The name “NeRF” stands for neural radiance fields, or a method for synthesizing novel views of complex scenes by optimizing an underlying continuous volumetric scene function using a sparse set of input views.
NVIDIA simplifies this explanation and says that NeRFs use neural networks to represent and render 3D scenes based on an input collection of 2D images. The neural network requires a few dozen images taken from multiple positions around the scene as well as the camera’s position of each of those shots.
“In a scene that includes people or other moving elements, the quicker these shots are captured, the better. If there’s too much motion during the 2D image capture process, the AI-generated 3D scene will be blurry,” NVIDIA says.
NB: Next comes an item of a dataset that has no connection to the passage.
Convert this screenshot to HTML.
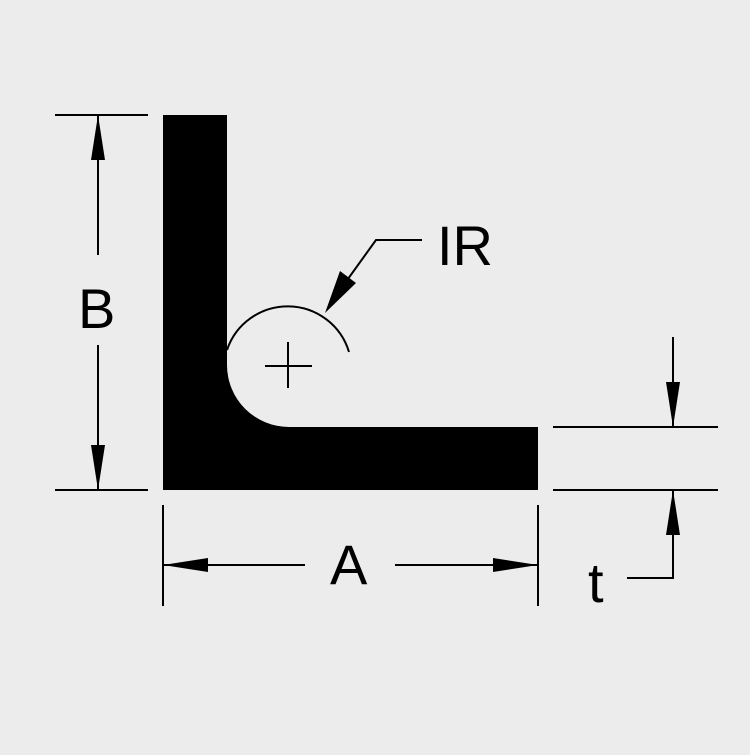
<!DOCTYPE html>
<html><head><style>html,body{margin:0;padding:0;background:#ececec}</style></head><body>
<svg width="750" height="750" viewBox="0 0 750 750" xmlns="http://www.w3.org/2000/svg">
<rect width="750" height="750" fill="#ececec"/>
<path d="M163 115 H227 V365 A62 62 0 0 0 289 427 H538 V490 H163 Z" fill="#000"/>
<g stroke="#000" stroke-width="2" fill="none">
<path d="M227 350 A64 64 0 0 1 349 352"/>
<line x1="265" y1="366" x2="312" y2="366"/><line x1="288" y1="342" x2="288" y2="388"/>
<polyline points="340,290 376,240 422,240"/>
<line x1="55" y1="115" x2="148" y2="115"/><line x1="55" y1="490" x2="148" y2="490"/>
<line x1="98" y1="115" x2="98" y2="255"/><line x1="98" y1="345" x2="98" y2="490"/>
<line x1="163" y1="505" x2="163" y2="606"/><line x1="538" y1="505" x2="538" y2="606"/>
<line x1="163" y1="565" x2="305" y2="565"/><line x1="395" y1="565" x2="538" y2="565"/>
<line x1="553" y1="427" x2="718" y2="427"/><line x1="553" y1="490" x2="718" y2="490"/>
<line x1="673" y1="337" x2="673" y2="427"/>
<polyline points="673,490 673,578 627,578"/>
</g>
<g fill="#000">
<polygon points="325,313 340,271 356,283"/>
<polygon points="98,115 91,160 105,160"/><polygon points="98,490 91,445 105,445"/>
<polygon points="163,565 208,558 208,572"/><polygon points="538,565 493,558 493,572"/>
<polygon points="673,427 666,382 680,382"/><polygon points="673,490 666,535 680,535"/>
</g>
<g font-family="Liberation Sans, sans-serif" font-size="56" fill="#000">
<text x="78" y="328">B</text>
<text x="330" y="584">A</text>
<text x="437" y="265">IR</text>
<text x="588" y="602">t</text>
</g>
</svg>
</body></html>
With that information, the NeRF basically fills in the blanks to generate the full scene by predicting color of light radiating in any direction from any point in the 3D space. NVIDIA’s version works so fast it’s nearly instantaneous, hence its name, and is the fastest NeRF technique to date since it can render a resulting 3D scene in a matter of milliseconds after provided the correct inputs.
“If traditional 3D representations like polygonal meshes are akin to vector images, NeRFs are like bitmap images: they densely capture the way light radiates from an object or within a scene,” David Luebke, vice president for graphics research at NVIDIA, says. “In that sense, Instant NeRF could be as important to 3D as digital cameras and JPEG compression have been to 2D photography — vastly increasing the speed, ease and reach of 3D capture and sharing.”
NVIDIA says that Instant NeRF can be used to create avatars or even full scenes for virtual worlds. To pay a tribute to the early days of Polaroid images, the NVIDIA Research team recreated an iconic photo of Andy Warhol taking an instant photo and turned it into a 3D scene using Instant NeRF.
1,000 Times Faster
Prior to NeRF, creating a 3D scene took hours depending on the complexity and resolution. Adding AI into the equation certainly sped things up, but it still could take hours to properly train.
Instant NeRF cuts down render times by a factor of 1,000 by using a technique developed by the NVIDIA called multi-resolution has grid encoding. The model was developed using the NVIDIA CUDA Toolkit and the Tiny CUDA Neural Networks library. NVIDIA explains that since it’s a lightweight neural network, it can be trained and run on a single NVIDIA GPU (those running the fastest on cards with NVIDIA Tensor Cores).
“The technology could be used to train robots and self-driving cars to understand the size and shape of real-world objects by capturing 2D images or video footage of them,” NVIDIA explains. “It could also be used in architecture and entertainment to rapidly generate digital representations of real environments that creators can modify and build on.”